* Start Information shown *

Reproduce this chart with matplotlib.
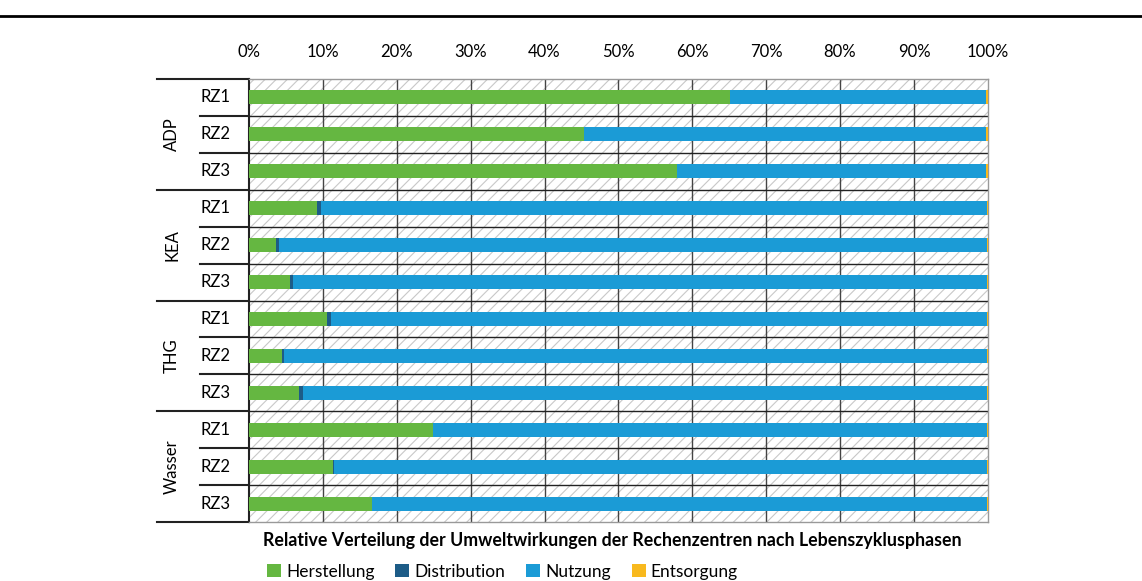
import numpy as np
import matplotlib.pyplot as plt
from matplotlib.patches import Rectangle
import matplotlib.transforms as mtransforms

plt.rcParams['font.family'] = ['Lato', 'DejaVu Sans']
plt.rcParams['hatch.linewidth'] = 0.8

# Daten (Anteile in %)
gruppen = ['ADP', 'KEA', 'THG', 'Wasser']
rz = ['RZ1', 'RZ2', 'RZ3']
herstellung = [65.1, 45.3, 57.9, 9.2, 3.7, 5.5, 10.5, 4.5, 6.8, 24.9, 11.4, 16.6]
distribution = [0.05, 0.05, 0.05, 0.6, 0.35, 0.4, 0.6, 0.25, 0.45, 0.05, 0.05, 0.05]
entsorgung = [0.3, 0.3, 0.2, 0.05, 0.05, 0.05, 0.05, 0.05, 0.05, 0.05, 0.05, 0.05]
nutzung = [100 - h - d - e for h, d, e in zip(herstellung, distribution, entsorgung)]

farben = {'Herstellung': '#65b741', 'Distribution': '#1d5c87',
          'Nutzung': '#1b9bd6', 'Entsorgung': '#f8b91e'}

fig = plt.figure(figsize=(11.42, 5.81), dpi=100)
ax = fig.add_axes([0.218, 0.1015, 0.647, 0.7625])

n = len(herstellung)
y = np.arange(n)

# schraffierter Hintergrund
ax.add_patch(Rectangle((0, -0.5), 100, n, facecolor='white', edgecolor='#c8c8c8',
                       linewidth=0, hatch='///', zorder=0))

links = np.zeros(n)
for name, werte in [('Herstellung', herstellung), ('Distribution', distribution),
                    ('Nutzung', nutzung), ('Entsorgung', entsorgung)]:
    ax.barh(y, werte, left=links, height=0.38, color=farben[name], label=name, zorder=3)
    links += np.array(werte)

ax.set_xlim(0, 100)
ax.set_ylim(n - 0.5, -0.5)
ax.set_xticks(np.arange(0, 101, 10))
ax.set_xticklabels([f'{v}%' for v in range(0, 101, 10)], fontsize=12)
ax.xaxis.tick_top()
ax.tick_params(axis='x', length=0, pad=14)
ax.set_yticks([])
for v in range(10, 100, 10):
    ax.axvline(v, color='#444444', lw=1.0, zorder=1)
for b in np.arange(0.5, n - 0.5, 1):
    ax.axhline(b, color='#222222', lw=1.0, zorder=1)

for s in ['top', 'right', 'bottom']:
    ax.spines[s].set_color('#999999')
    ax.spines[s].set_linewidth(1.0)
ax.spines['left'].set_color('#222222')
ax.spines['left'].set_linewidth(1.5)

# Kategorienbeschriftung links
trans = mtransforms.blended_transform_factory(ax.transAxes, ax.transData)
for i in range(n):
    ax.text(-0.045, i, rz[i % 3], transform=trans, ha='center', va='center', fontsize=12)
for g, name in enumerate(gruppen):
    ax.text(-0.104, g * 3 + 1, name, transform=trans, ha='center', va='center',
            rotation=90, fontsize=12)
for b in np.arange(-0.5, n, 1):
    x0 = -0.1245 if (b + 0.5) % 3 == 0 else -0.0663
    ax.plot([x0, 0], [b, b], transform=trans, color='#222222', lw=1.5, clip_on=False)

fig.text(0.536, 0.07, 'Relative Verteilung der Umweltwirkungen der Rechenzentren nach Lebenszyklusphasen',
         ha='center', va='center', fontsize=12.8, fontweight='bold')

fig.legend(loc='center', bbox_to_anchor=(0.44, 0.016), ncol=4, frameon=False,
           fontsize=12.5, handlelength=0.8, handleheight=0.8, handletextpad=0.3,
           columnspacing=1.2)

# Linie oben
fig.add_artist(plt.Line2D([0, 1], [0.972, 0.972], transform=fig.transFigure,
                          color='black', lw=2))

fig.savefig('out.png', dpi=100)
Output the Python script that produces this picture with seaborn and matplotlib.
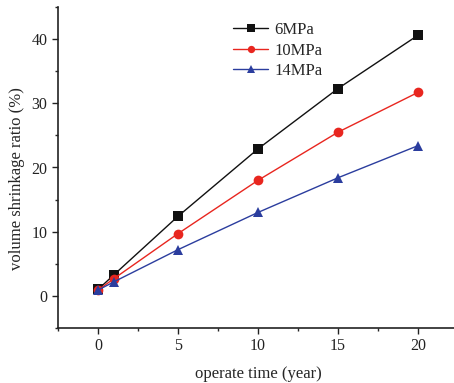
import matplotlib
matplotlib.use("Agg")
import matplotlib.pyplot as plt
import seaborn as sns
import pandas as pd
from matplotlib.ticker import MultipleLocator

years = [0, 1, 5, 10, 15, 20]
p6 = [1.0, 3.3, 12.4, 22.9, 32.3, 40.6]
p10 = [0.9, 2.7, 9.7, 18.0, 25.5, 31.7]
p14 = [0.9, 2.2, 7.2, 13.0, 18.4, 23.4]
labels = ["6MPa", "10MPa", "14MPa"]

rows = []
for lab, vals in zip(labels, [p6, p10, p14]):
    for x, y in zip(years, vals):
        rows.append({"time": x, "ratio": y, "series": lab})
df = pd.DataFrame(rows)

sns.set_style("ticks")
plt.rcParams['font.family'] = ['Liberation Serif', 'DejaVu Serif']

fig = plt.figure(figsize=(4.54, 3.83), dpi=100)
ax = fig.add_axes([58/454, 55/383, 400/454, 321/383])

palette = {"6MPa": "#111111", "10MPa": "#e8261f", "14MPa": "#2b3d9e"}
markers = {"6MPa": "s", "10MPa": "o", "14MPa": "^"}
sns.lineplot(data=df, x="time", y="ratio", hue="series", style="series",
             palette=palette, markers=markers, dashes=False, markersize=7,
             markeredgewidth=0, linewidth=1.0, ax=ax)

ax.set_xlim(-2.5, 22.5)
ax.set_ylim(-5, 45)
ax.xaxis.set_major_locator(MultipleLocator(5))
ax.xaxis.set_minor_locator(MultipleLocator(2.5))
ax.yaxis.set_major_locator(MultipleLocator(10))
ax.yaxis.set_minor_locator(MultipleLocator(5))
ax.tick_params(which='major', direction='out', length=4, width=1, labelsize=11.5, colors='#222222')
ax.tick_params(which='minor', direction='out', length=2.5, width=1)
for s in ["top", "right"]:
    ax.spines[s].set_visible(False)
for s in ["left", "bottom"]:
    ax.spines[s].set_linewidth(1.2)
    ax.spines[s].set_color('#222222')

ax.set_xlabel("operate time (year)", fontsize=12, labelpad=8)
ax.set_ylabel("volume shrinkage ratio (%)", fontsize=12)
ax.yaxis.set_label_coords(-0.083, 0.464)

leg = ax.legend(title=None, frameon=False, fontsize=12, loc='upper left',
                bbox_to_anchor=(0.40, 1.0), handlelength=2.1, labelspacing=0.28,
                markerscale=0.75, handletextpad=0.4)

fig.savefig("out.png", dpi=100)
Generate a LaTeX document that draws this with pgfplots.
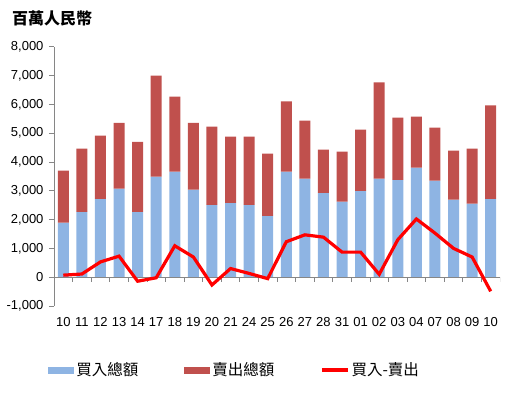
\documentclass[border=0pt]{standalone}
\usepackage{pgfplots}
\pgfplotsset{compat=1.18}
\usepackage{pgfplotstable}
\usepackage{fontspec}
\setmainfont{Liberation Sans}
\newfontfamily\cjk{Noto Sans CJK TC}
\definecolor{buyblue}{HTML}{8EB4E3}
\definecolor{sellred}{HTML}{C0504D}
\definecolor{axgray}{HTML}{868686}
\pgfplotstableread{
x buy sell net
0 1890 1810 70
1 2270 2190 110
2 2720 2190 530
3 3070 2290 730
4 2270 2430 -140
5 3490 3510 -20
6 3660 2610 1090
7 3040 2320 700
8 2510 2720 -270
9 2580 2300 300
10 2510 2370 130
11 2130 2160 -50
12 3660 2440 1230
13 3420 2010 1470
14 2930 1500 1390
15 2620 1740 870
16 3000 2120 870
17 3420 3340 100
18 3380 2160 1300
19 3800 1770 2020
20 3350 1840 1530
21 2690 1700 1000
22 2550 1910 700
23 2720 3240 -490
}\datatable
\begin{document}
\begin{tikzpicture}
\useasboundingbox (-54bp,-90bp) rectangle (462bp,306bp);
\node[anchor=west, font=\cjk\bfseries\fontsize{16bp}{19bp}\selectfont, inner sep=0pt] at (-42bp,288bp) {百萬人民幣};
\begin{axis}[
  scale only axis, width=446bp, height=259.3bp,
  xmin=-0.5, xmax=23.5, ymin=-1000, ymax=8000,
  ybar stacked, bar width=11bp, reverse stacked plots=false,
  axis y line*=left, axis x line*=bottom,
  x axis line style={draw=none},
  y axis line style={draw=axgray, line width=0.8bp},
  xtick={0,...,23},
  xticklabels={10,11,12,13,14,17,18,19,20,21,24,25,26,27,28,31,01,02,03,04,07,08,09,10},
  xtick style={draw=none},
  ytick={-1000,0,...,8000},
  ytick style={draw=axgray, line width=0.8bp},
  tick align=outside, major tick length=5bp,
  /pgf/number format/assume math mode=true,
  /pgf/number format/1000 sep={,},
  yticklabel style={font=\fontsize{13bp}{15bp}\selectfont, xshift=-2bp},
  xticklabel style={font=\fontsize{13bp}{15bp}\selectfont, yshift=-3bp},
  legend columns=3,
  legend style={draw=none, at={(0.405,-0.247)}, anchor=center,
    font=\cjk\fontsize{15.5bp}{18bp}\selectfont,
    /tikz/every even column/.append style={column sep=44bp}},
]
\addplot[fill=buyblue, draw=none,
  legend image code/.code={\fill[buyblue] (0bp,-3.5bp) rectangle (26bp,3.5bp);}]
  table[x=x, y=buy] {\datatable};
\addlegendentry{買入總額}
\addplot[fill=sellred, draw=none,
  legend image code/.code={\fill[sellred] (0bp,-3.5bp) rectangle (26bp,3.5bp);}]
  table[x=x, y=sell] {\datatable};
\addlegendentry{賣出總額}
\draw[axgray, line width=0.8bp] (axis cs:-0.5,0) -- (axis cs:23.5,0);
\pgfplotsinvokeforeach{-0.5,0.5,...,23.5}{
  \draw[axgray, line width=0.8bp] (axis cs:#1,0) -- ([yshift=-5bp]axis cs:#1,0);
}
\addplot[stack plots=false, sharp plot, red, line width=3.2bp, mark=none,
  legend image code/.code={\draw[red, line width=3.2bp] (0bp,0bp) -- (26bp,0bp);}]
  table[x=x, y=net] {\datatable};
\addlegendentry{買入-賣出}
\end{axis}
\end{tikzpicture}
\end{document}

* End Information shown *

- **Written request**: Take the stretch from the line containing "Output the Python" through the line containing "ax = fig.add_axes([58/454, 55/383, 400/454, 321/383])" and reproduce it exactly, both ends included. Omit the pictures.

- **Complete answer**:
Output the Python script that produces this picture with seaborn and matplotlib.
import matplotlib
matplotlib.use("Agg")
import matplotlib.pyplot as plt
import seaborn as sns
import pandas as pd
from matplotlib.ticker import MultipleLocator

years = [0, 1, 5, 10, 15, 20]
p6 = [1.0, 3.3, 12.4, 22.9, 32.3, 40.6]
p10 = [0.9, 2.7, 9.7, 18.0, 25.5, 31.7]
p14 = [0.9, 2.2, 7.2, 13.0, 18.4, 23.4]
labels = ["6MPa", "10MPa", "14MPa"]

rows = []
for lab, vals in zip(labels, [p6, p10, p14]):
    for x, y in zip(years, vals):
        rows.append({"time": x, "ratio": y, "series": lab})
df = pd.DataFrame(rows)

sns.set_style("ticks")
plt.rcParams['font.family'] = ['Liberation Serif', 'DejaVu Serif']

fig = plt.figure(figsize=(4.54, 3.83), dpi=100)
ax = fig.add_axes([58/454, 55/383, 400/454, 321/383])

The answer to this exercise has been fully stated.